- **What is required**
Search the listing below for the string "matplotlib" and show each line that contains it.

---------------

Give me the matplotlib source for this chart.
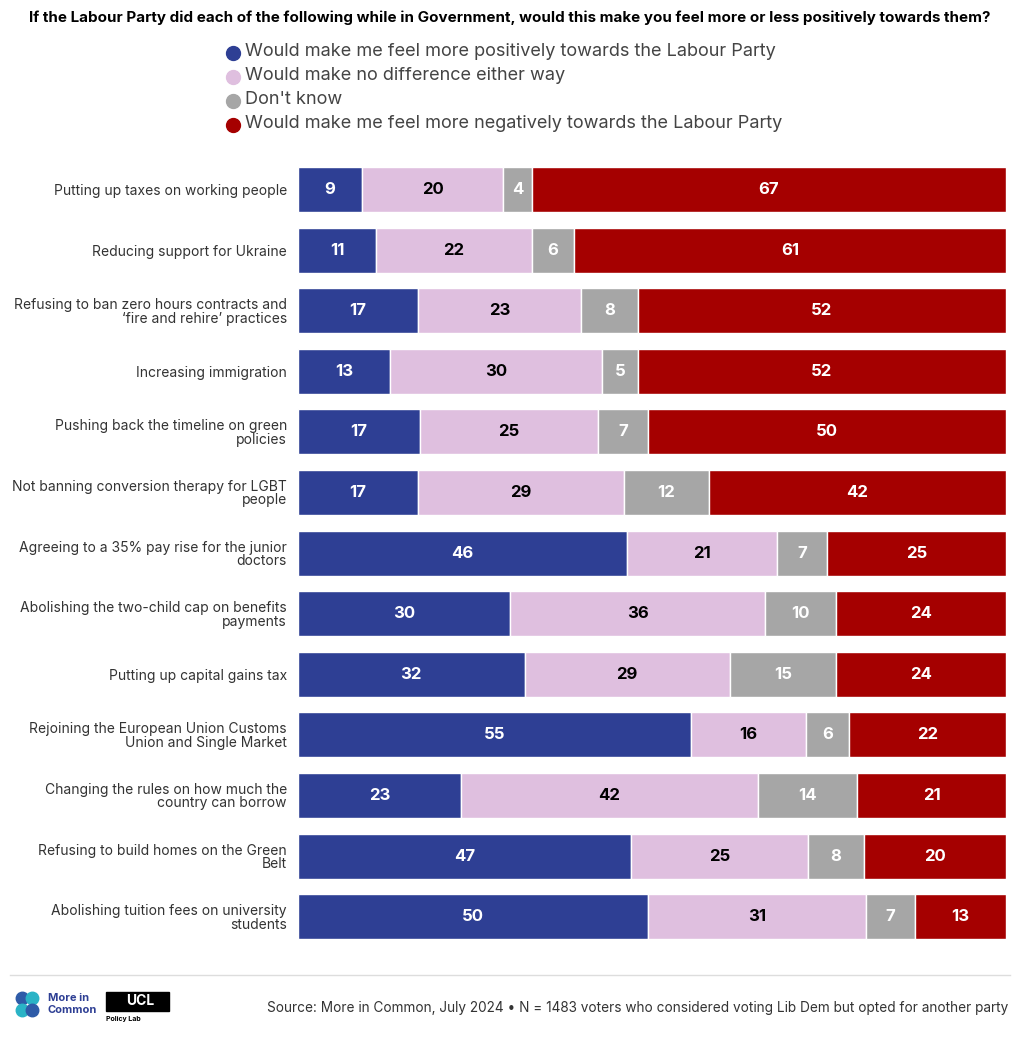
import matplotlib
matplotlib.use("Agg")
import matplotlib.pyplot as plt
from matplotlib.lines import Line2D
from matplotlib.patches import Rectangle
import numpy as np

plt.rcParams['font.family'] = ['Inter', 'DejaVu Sans']

categories = [
    "Putting up taxes on working people",
    "Reducing support for Ukraine",
    "Refusing to ban zero hours contracts and\n\u2018fire and rehire\u2019 practices",
    "Increasing immigration",
    "Pushing back the timeline on green\npolicies",
    "Not banning conversion therapy for LGBT\npeople",
    "Agreeing to a 35% pay rise for the junior\ndoctors",
    "Abolishing the two-child cap on benefits\npayments",
    "Putting up capital gains tax",
    "Rejoining the European Union Customs\nUnion and Single Market",
    "Changing the rules on how much the\ncountry can borrow",
    "Refusing to build homes on the Green\nBelt",
    "Abolishing tuition fees on university\nstudents",
]
series_names = [
    "Would make me feel more positively towards the Labour Party",
    "Would make no difference either way",
    "Don't know",
    "Would make me feel more negatively towards the Labour Party",
]
positive = [9, 11, 17, 13, 17, 17, 46, 30, 32, 55, 23, 47, 50]
no_diff = [20, 22, 23, 30, 25, 29, 21, 36, 29, 16, 42, 25, 31]
dont_know = [4, 6, 8, 5, 7, 12, 7, 10, 15, 6, 14, 8, 7]
negative = [67, 61, 52, 52, 50, 42, 25, 24, 24, 22, 21, 20, 13]

colors = ["#2E3F94", "#DFBFDF", "#A6A6A6", "#A50000"]
text_colors = ["white", "black", "white", "white"]

W, H = 1020, 1042
fig = plt.figure(figsize=(W / 100, H / 100), dpi=100)

ax = fig.add_axes([298 / W, 1 - 947 / H, (1006 - 298) / W, 787.8 / H])
data = np.array([positive, no_diff, dont_know, negative], dtype=float)
totals = data.sum(axis=0)
y = np.arange(len(categories))
left = np.zeros(len(categories))
bar_h = 45 / 60.6
for i in range(4):
    widths = data[i] / totals * 100
    ax.barh(y, widths, left=left, height=bar_h, color=colors[i],
            edgecolor="white", linewidth=1.0)
    for j in range(len(categories)):
        ax.text(left[j] + widths[j] / 2, y[j], f"{int(data[i][j])}",
                ha="center", va="center", fontsize=12, fontweight="bold",
                color=text_colors[i])
    left += widths

ax.set_xlim(0, 100)
ax.set_ylim(len(categories) - 0.5, -0.5)
ax.set_yticks(y)
ax.set_yticklabels(categories, fontsize=10.0, color="#333333", linespacing=0.95)
ax.tick_params(axis="y", length=0, pad=8)
ax.set_xticks([])
for s in ax.spines.values():
    s.set_visible(False)

# Title
fig.text(0.5, 1 - 18 / H,
         "If the Labour Party did each of the following while in Government, would this make you feel more or less positively towards them?",
         ha="center", va="center", fontsize=10.9, fontweight="bold", color="black")

# Legend
leg_y = [52, 76, 100, 124]
for i in range(4):
    fig.add_artist(Line2D([233 / W], [1 - (leg_y[i] + 1) / H], marker="o",
                          markersize=10, color=colors[i], linestyle="none",
                          transform=fig.transFigure))
    fig.text(245 / W, 1 - leg_y[i] / H, series_names[i], ha="left", va="center",
             fontsize=13.05, color="#444444")

# Footer line
fig.add_artist(Line2D([10 / W, 1010 / W], [1 - 975 / H, 1 - 975 / H],
                      color="#DDDDDD", linewidth=1, transform=fig.transFigure))

# Logos (text-based)
for (cx, cy, c) in [(22, 998, "#2E5BA8"), (32, 998, "#2AB3C6"), (22, 1010, "#2AB3C6"), (32, 1010, "#2E5BA8")]:
    fig.add_artist(Line2D([cx / W], [1 - cy / H], marker="o", markersize=9,
                          color=c, linestyle="none", transform=fig.transFigure))
fig.text(48 / W, 1 - 998 / H, "More in", ha="left", va="center",
         fontsize=8, fontweight="bold", color="#2E3F94")
fig.text(48 / W, 1 - 1010 / H, "Common", ha="left", va="center",
         fontsize=8, fontweight="bold", color="#2E3F94")
fig.add_artist(Rectangle((106 / W, 1 - 1011 / H), 63 / W, 19 / H,
                         color="black", transform=fig.transFigure))
fig.text(140 / W, 1 - 1001 / H, "UCL", ha="center", va="center",
         fontsize=10, fontweight="bold", color="white")
fig.text(106 / W, 1 - 1019 / H, "Policy Lab", ha="left", va="center",
         fontsize=5, fontweight="bold", color="black")

fig.text(1008 / W, 1 - 1008 / H,
         "Source: More in Common, July 2024 \u2022 N = 1483 voters who considered voting Lib Dem but opted for another party",
         ha="right", va="center", fontsize=9.8, color="#333333")

fig.savefig("out.png", dpi=100)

---------------

- **Exercise solution**
Give me the matplotlib source for this chart.
import matplotlib
matplotlib.use("Agg")
import matplotlib.pyplot as plt
from matplotlib.lines import Line2D
from matplotlib.patches import Rectangle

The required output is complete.